Ki P. Hong Charles M. Ricciardelli Matthew Bobys Melissa L. Miles Tyler Rosen Karina Bakhshi-Azar Theodore R. Grodek Sam Rothbloom

The Securities and Exchange Commission (SEC) is investigating gifts, entertainment and travel provided to Pennsylvania Public School Employees’ Retirement System (PSERS) officials by its investment managers and other financial service providers, according to a subpoena obtained by several media outlets, including Bloomberg Law. The subpoena came six months after the FBI opened a criminal investigation into PSERS after the system first acknowledged miscalculating and misreporting its nine-year average rate of return in December 2020.

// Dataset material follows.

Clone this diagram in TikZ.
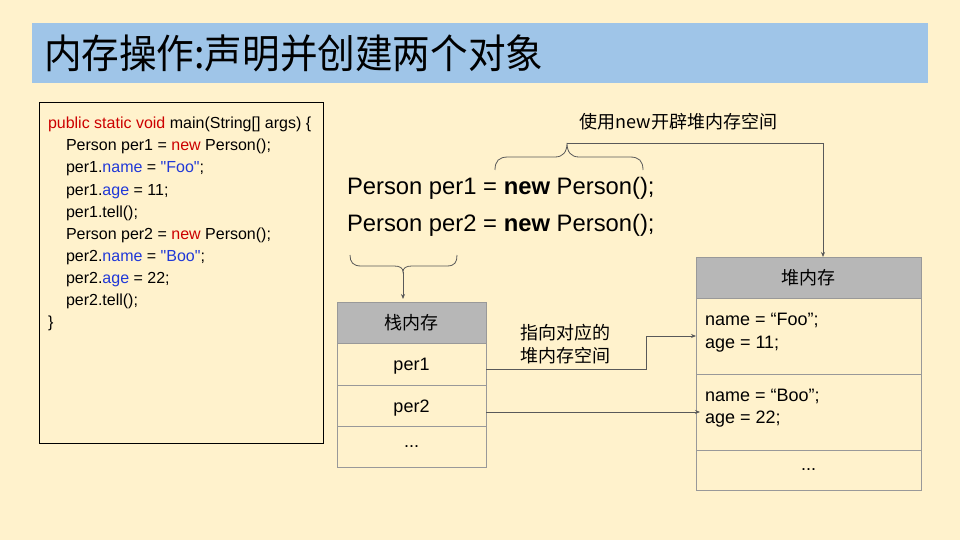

According to Bloomberg Law, the SEC asked on September 24, 2021, that the pension fund supply “all Documents and Communications Concerning any compensation, remuneration, money, gifts, gratuities, trips or anything of any value” exchanged between PSERS’ 180 investment advisers, consultants, and other financial services providers and PSERS representatives. The subpoena asks not only about PSERS employees receiving gifts, but also about gifts that employees gave to outside vendors. The subpoena also specifically requests information on trips taken by staff.

In April 2021, The Philadelphia Inquirer reported on expensive trips taken by members of the PSERS investment office, including hotel stays exceeding $1,000 per night and plane fares that at times exceeded $11,000. Travel arrangements were booked by the investment advisers and billed to PSERS or the funds in which PSERS invested. However, in July, PSERS announced that it would stop using investment managers to arrange travel bookings and instead book all employee travel directly.

The SEC’s investigation may reflect a renewed enforcement interest in gifts and entertainment provided by service providers to public pension fund officials. It also raises new doubts as to whether certain expenses that would not otherwise qualify as a gift under applicable gift laws, such as certain travel charged back to the government or advisory committee meeting expenses paid by the investment adviser, are problematic. Gifts between investment managers and pension funds are also heavily regulated at the state and local level, and may be subject to policies adopted by the pension funds themselves.

We are continuing to monitor the process of the investigation and the implications that it may have in this space.